In 2001, he become the co-offensive coordinator and also was in this role when Western Kentucky won a Division I-AA National Championship in 2002. Then in 2003, he became the assistant head coach as well. But once again, Jim Harbaugh came calling in 2006.
Harbaugh was hired as the head coach of the Stanford Cardinal after the 2006 season and he brought Taggart on as the running backs coach, an important role for a team that would go on to have one of the best rushing attacks in the country. One of the most notable pieces from his time at Stanford was his best player, Toby Gerhart, who finished second in the voting for the 2009 Heisman Trophy.
Taggart got his big break when he became the head coach at Western Kentucky in 2010. The job wasn't easy with the program just finishing their transition moving up the NCAA ladder to becoming an FBS school and into the Sun Belt Conference. The Hilltoppers also on a long losing streak, but the first-time head coach showed he could turn a program around, going from 2-24 in the two seasons before he arrived to 14-10 and a bowl berth in his final two seasons.
After his third season coaching the Hilltoppers, Taggart took the head coaching job with the South Florida Bulls, another rebuild with just three wins in 2012. Though they won just two games in his first year, USF won a combined 19 games in his final two seasons in 2015 and 2016, including a school single-season record of 11 wins in 2016.
Despite being so successful over those two seasons, the Bulls somehow didn't win an American Athletic Conference championship due to Temple and Houston also being really good.
After leading the Bulls for four seasons, Taggart moved on to another struggling program, this time Oregon. The Ducks had gone 4-8 in 2016, but finished with a 7-6 record in Taggart's only season in Eugene. Before the bowl game, Taggart accepted the head coaching position at Florida State after Jimbo Fisher left the Seminoles for Texas A&M.

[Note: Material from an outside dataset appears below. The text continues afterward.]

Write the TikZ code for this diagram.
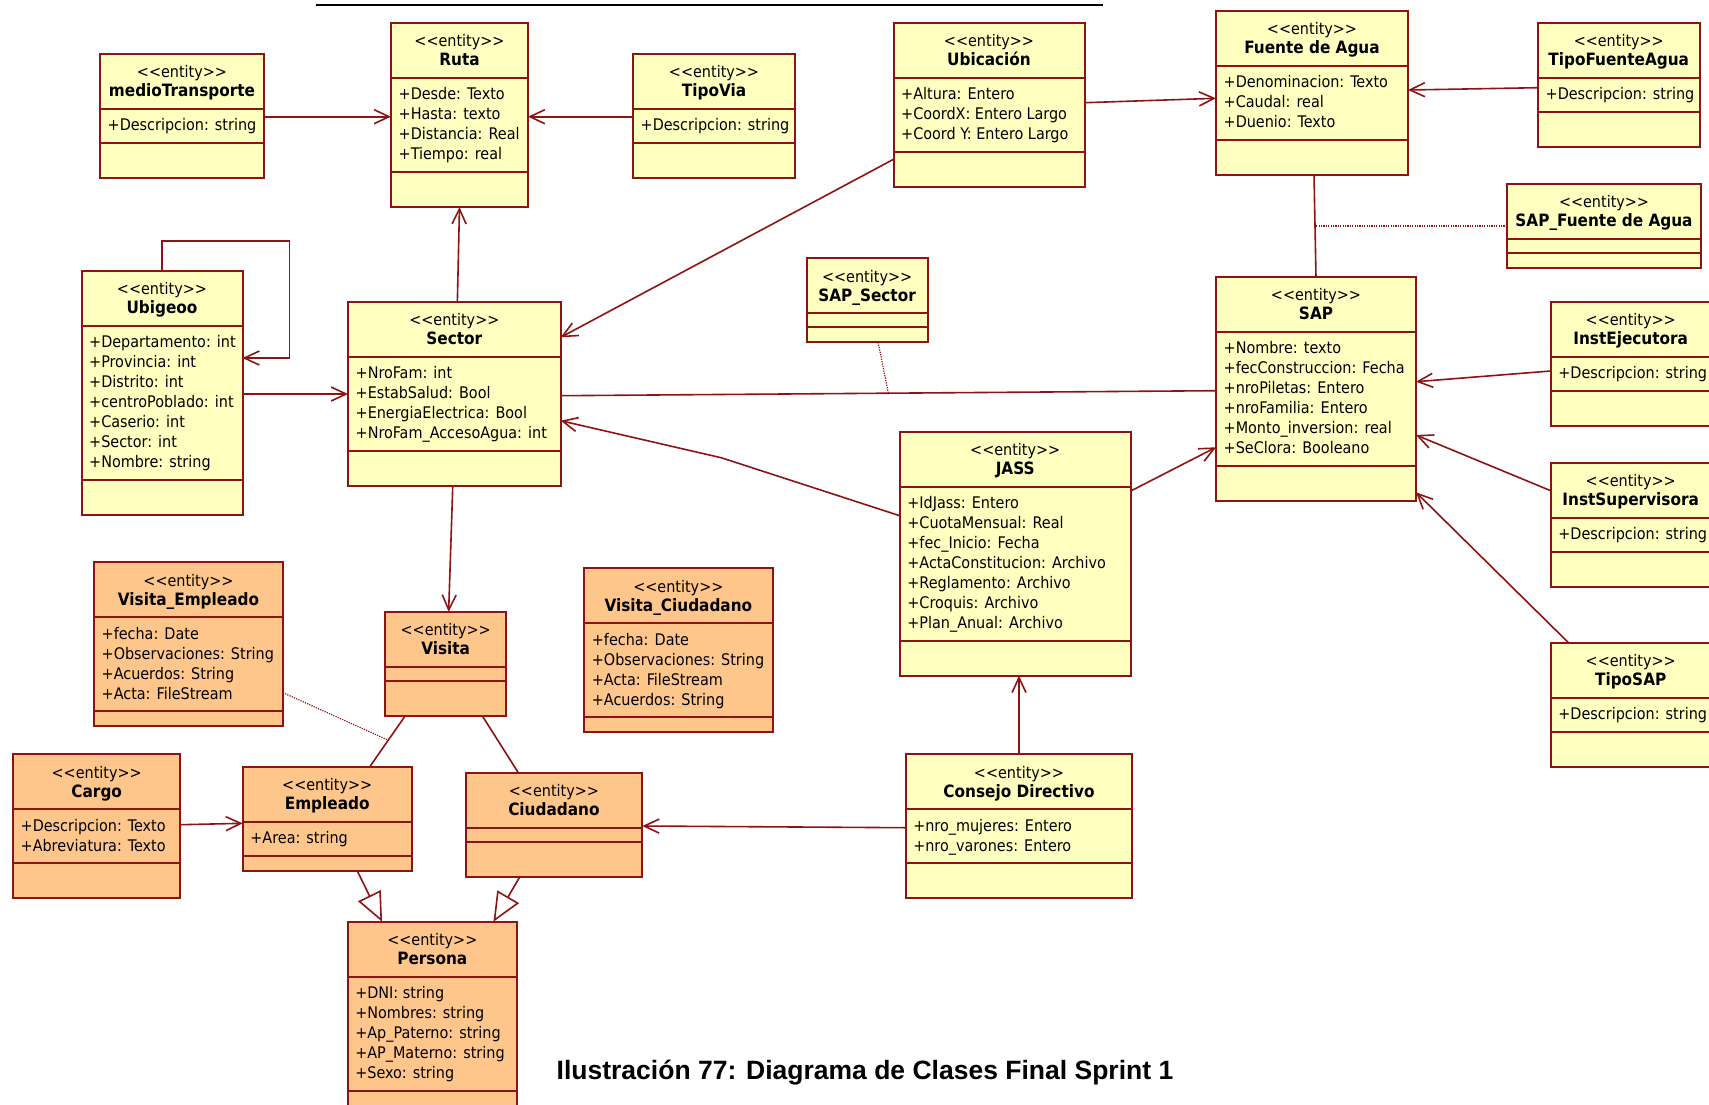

Although he hasn't had immediate success back in his home state of Florida in the ACC, 'Noles head coach Willie Taggart has shown on multiple occasions that he is fully capable of rebuilding programs with his great recruiting classes. With FSU struggling towards the end of Fisher's tenure and the beginning of Taggart's, fans are still hoping he can eventually turn it around like he has with his past teams.
An interesting fact about Taggart is he has only coached in one bowl game as a head coach, even though he has had five seasons with a team winning at least seven games and three teams ranked in The Associated Press Top 25 at some point during the regular season.
The only bowl game he coached in was the Miami Beach Bowl following the 2015 season. Many of the other bowl games he would have coached in were played after he accepted jobs at other schools.